00665-20 Enticknap v The Gazette (North East, Middlesbrough & Teeside)

Decision: Breach - sanction: action as offered by publication

Decision of the Complaints Committee – 00665-20 Enticknap v The Gazette (North East, Middlesbrough & Teeside)

Summary of Complaint

1. Gary Enticknap complained to the Independent Press Standards Organisation that The Gazette (North East, Middlesbrough & Teeside) breached Clause 1 (Accuracy) of the Editors’ Code of Practice in an article headlined “Glum-looking pimp used threats to keep his sex enterprise secret”, published on 12 July 2019.

2. The article reported on the complainant’s sentencing hearing. The article stated that the complainant had “used blackmail to avoid justice and stop his prostitutes leaving”; that he had “on at least one occasion blackmailed the victim to prevent her contacting police”; detailed his sentencing for controlling prostitution for gain. The article also included a quote from a spokesperson for North Yorkshire Police, stating that “he used the threat of blackmail to avoid being brought to justice.”

3. The complainant said that the article was inaccurate in breach of Clause 1 because, whilst the claim he had blackmailed one of the escorts had been referenced in court, the charge had been dropped and he had not been found guilty of it. He also said that whilst he had pleaded guilty to controlling prostitution for gain, he maintained that he was innocent and said that he was intending to pursue a retrial.

4. The publication accepted that it had published inaccurate information, but it did not accept that it had breached the Code. It said that the article was based on a press release issued by the North Yorkshire Police. The publication provided the press release, which stated that the complainant had pleaded “guilty to two charges of controlling prostitution for gain” and that he had “on at least one occasion blackmailed the victim to prevent her contacting police”. The press release also contained a quote from a spokesperson for North Yorkshire Police which said: “he used the threat of blackmail to avoid being brought to justice”. The publication was contacted by the complainant directly, and after confirming the position with the North Yorkshire Police, it amended the article and added the following correction as a footnote:

CLARIFICATION: An earlier version of this story made reference to an allegation of blackmail in line with information supplied by North Yorkshire Police. The force has since clarified that charge was dropped. The force has also amended its statement on the victims. We are happy to clarify this information.

Relevant Code Provisions

5. Clause 1 (Accuracy)

i) The Press must take care not to publish inaccurate, misleading or distorted information or images, including headlines not supported by the text.

ii) A significant inaccuracy, misleading statement or distortion must be corrected, promptly and with due prominence, and — where appropriate — an apology published. In cases involving IPSO, due prominence should be as required by the regulator.

iii) A fair opportunity to reply to significant inaccuracies should be given, when reasonably called for.
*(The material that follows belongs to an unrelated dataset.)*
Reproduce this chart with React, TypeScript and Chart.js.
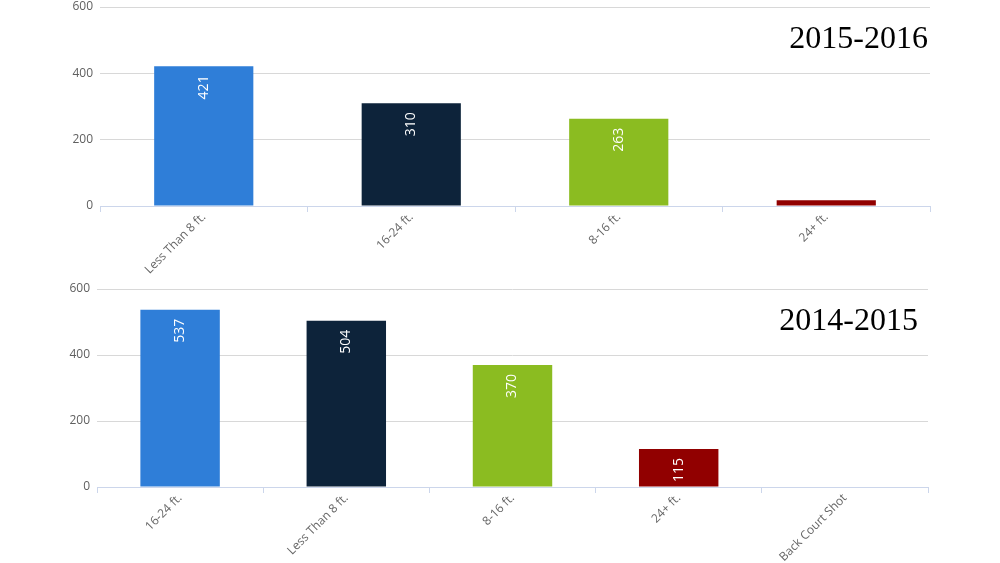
import React, { useEffect, useRef } from "react";
import { Chart, registerables } from "chart.js";

Chart.register(...registerables);

const topCategories = ["Less Than 8 ft.", "16-24 ft.", "8-16 ft.", "24+ ft."];
const topValues = [421, 310, 263, 17];
const topTitle = "2015-2016";

const bottomCategories = ["16-24 ft.", "Less Than 8 ft.", "8-16 ft.", "24+ ft.", "Back Court Shot"];
const bottomValues = [537, 504, 370, 115, 0];
const bottomTitle = "2014-2015";

const yMin = 0;
const yMax = 600;
const yStep = 200;

const palette = ["#2f7ed8", "#0d233a", "#8bbc21", "#910000", "#1aadce"];

const barLabelPlugin = {
  id: "barLabels",
  afterDatasetsDraw(chart: any) {
    const ctx = chart.ctx;
    const meta = chart.getDatasetMeta(0);
    const data = chart.data.datasets[0].data;
    ctx.save();
    ctx.font = "14px 'Open Sans'";
    ctx.fillStyle = "#ffffff";
    ctx.textAlign = "right";
    ctx.textBaseline = "middle";
    meta.data.forEach((bar: any, i: number) => {
      const h = bar.base - bar.y;
      if (h < 32) return;
      ctx.save();
      ctx.translate(bar.x, bar.y + 9);
      ctx.rotate(-Math.PI / 2);
      ctx.fillText(String(data[i]), 0, 0);
      ctx.restore();
    });
    ctx.restore();
  },
};

const titlePlugin = {
  id: "cornerTitle",
  afterDraw(chart: any) {
    const opts = chart.options.plugins.cornerTitle;
    if (!opts) return;
    const ctx = chart.ctx;
    ctx.save();
    ctx.font = "32px 'Liberation Serif'";
    ctx.fillStyle = "#000000";
    ctx.textAlign = "right";
    ctx.textBaseline = "alphabetic";
    ctx.fillText(opts.text, chart.chartArea.right - opts.dx, chart.chartArea.top + opts.dy);
    ctx.restore();
  },
};

function makeConfig(
  labels: string[],
  values: number[],
  title: string,
  layout: { right: number; yWidth: number; xHeight: number; top: number; dx: number; dy: number }
): any {
  return {
    type: "bar",
    data: {
      labels,
      datasets: [
        {
          data: values,
          backgroundColor: palette.slice(0, values.length),
          borderWidth: 0,
          categoryPercentage: 1,
          barPercentage: 0.478,
        },
      ],
    },
    plugins: [barLabelPlugin, titlePlugin],
    options: {
      responsive: false,
      animation: false,
      events: [],
      layout: { padding: { left: 0, right: layout.right, top: layout.top, bottom: 0 } },
      plugins: {
        legend: { display: false },
        tooltip: { enabled: false },
        title: { display: false },
        cornerTitle: { text: title, dx: layout.dx, dy: layout.dy },
      },
      scales: {
        y: {
          min: yMin,
          max: yMax,
          ticks: {
            stepSize: yStep,
            color: "#606060",
            font: { family: "'Open Sans'", size: 12 },
            padding: 7,
          },
          grid: { color: "#d8d8d8", lineWidth: 1, drawTicks: false },
          border: { display: false },
          afterFit(scale: any) {
            scale.width = layout.yWidth;
            scale.paddingTop = 0;
            scale.paddingBottom = 0;
          },
        },
        x: {
          ticks: {
            color: "#666666",
            font: { family: "'Open Sans'", size: 12 },
            minRotation: 45,
            maxRotation: 45,
            autoSkip: false,
            padding: -2,
          },
          grid: {
            offset: true,
            drawOnChartArea: false,
            drawTicks: true,
            tickLength: 6,
            color: "#ccd6eb",
          },
          border: { display: true, color: "#ccd6eb" },
          afterFit(scale: any) {
            scale.height = layout.xHeight;
            scale.paddingLeft = 0;
            scale.paddingRight = 0;
          },
        },
      },
    },
  };
}

function BarPanel(props: {
  labels: string[];
  values: number[];
  title: string;
  height: number;
  top: number;
  layout: { right: number; yWidth: number; xHeight: number; top: number; dx: number; dy: number };
}) {
  const ref = useRef<HTMLCanvasElement | null>(null);
  useEffect(() => {
    if (!ref.current) return;
    const chart = new Chart(ref.current, makeConfig(props.labels, props.values, props.title, props.layout));
    return () => chart.destroy();
  }, []);
  return (
    <div style={{ position: "absolute", left: 0, top: props.top, width: 1000, height: props.height }}>
      <canvas ref={ref} width={1000} height={props.height} style={{ display: "block" }} />
    </div>
  );
}

export default function App() {
  return (
    <div style={{ position: "fixed", left: 0, top: 0, width: 1000, height: 563, background: "#ffffff", overflow: "hidden" }}>
      <BarPanel
        labels={topCategories}
        values={topValues}
        title={topTitle}
        height={280}
        top={0}
        layout={{ right: 70, yWidth: 100, xHeight: 74, top: 7, dx: 2, dy: 41 }}
      />
      <BarPanel
        labels={bottomCategories}
        values={bottomValues}
        title={bottomTitle}
        height={283}
        top={280}
        layout={{ right: 72, yWidth: 97, xHeight: 76, top: 9, dx: 10, dy: 41 }}
      />
    </div>
  );
}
iv) The Press, while free to editorialise and campaign, must distinguish clearly between comment, conjecture and fact.

Findings of the Committee

6. The publication had relied solely upon a police press release for its information about the court proceedings. However, the press release was contradictory: it explained that an allegation had been made that the complainant had blackmailed one of his victims and later stated, without qualification, that he had blackmailed the victim on at least one occasion. Further, the charges in respect of which the complainant had pleaded guilty were made clear in the press release, and did not appear to include a charge of blackmail.  The status of the blackmail allegation was, therefore, not clear from the press release. However, the article had reported, as fact, that the complainant had blackmailed his victim, without taking any steps to confirm whether the offence to which the complainant had pleaded guilty had included a charge of blackmail. Given the seriousness of the claim, this represented a failure to take care not to report inaccurate information about the offence committed by the complainant in breach of Clause 1(i). Where the article was a report of the complainant’s court case and conviction, this was a significant inaccuracy that required a correction under Clause 1(ii).

7. Once the publication had been contacted directly by the complainant prior to IPSO’s involvement, and the position had been confirmed by the police, it changed the article and added a clarifying footnote which identified the inaccuracy and put the correct position on record, which was found to be both prompt and prominent. There was no breach of Clause 1(ii).

8. The Committee noted that the complainant said he was innocent of controlling prostitution for gain, but he accepted that he had pleaded guilty to this charge. Where the article accurately reported that the complainant had pleaded guilty to charges of controlling prostitution for gain, the Committee did not find the article misleading in the way the complainant suggested. There was no breach of Clause 1 on this point.

Conclusions

9. The complaint was upheld.

Remedial Action Required

10. The publication had published a correction sufficiently promptly and with due prominence as to meet the requirements of Clause 1(ii). There was no breach of Clause 1(ii), and no further remedial action required.